Craig Hawco <[EMAIL PROTECTED]> writes:
>
> I have recently fled from FreeBSD back into (ugh) windows because of a
> minor drive problem. It seems that my drive has a few bad blocks, and I
> know what they are. FreeBSD seems to try to write to the same bad sectors
> every time, and keeps printing errors that it can't write to the block, etc
> etc. The thing is it's the same few (about a dozen) sectors, about 8/10ths
> the way through the drive. I could use only up to that amount, but that
> doesn't seem like an elegant solution leaving a few hundred megs of empty
> space.
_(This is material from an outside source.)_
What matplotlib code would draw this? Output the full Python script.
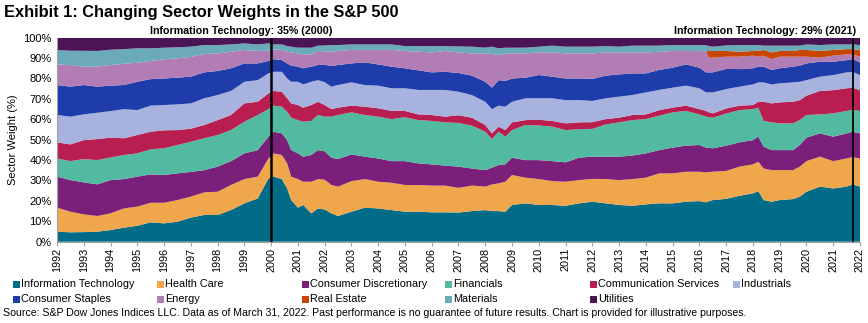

Is there a way to have FreeBSD map the sectors and try to neither
> read nor write to them? It wouldn't be a problem (I can turn off syslog and
> get rid of the nasty messages ;) if it didn't cause the filesystem to
> become corrupted (fsck tries to read/fix the data on the bad spots and
> dies). Hope someone out there can help.
man badsect:
BADSECT(8) FreeBSD System Manager's Manual BADSECT(8)
NAME
badsect - create files to contain bad sectors
SYNOPSIS
badsect bbdir sector ...
DESCRIPTION
Badsect makes a file to contain a bad sector....
[...]
A better solution would be to contact the manufacturer of the IDE drive
for a utility to internally remap the bad blocks. This kind of thing
is standardized on SCSI disks but apparently not on IDE.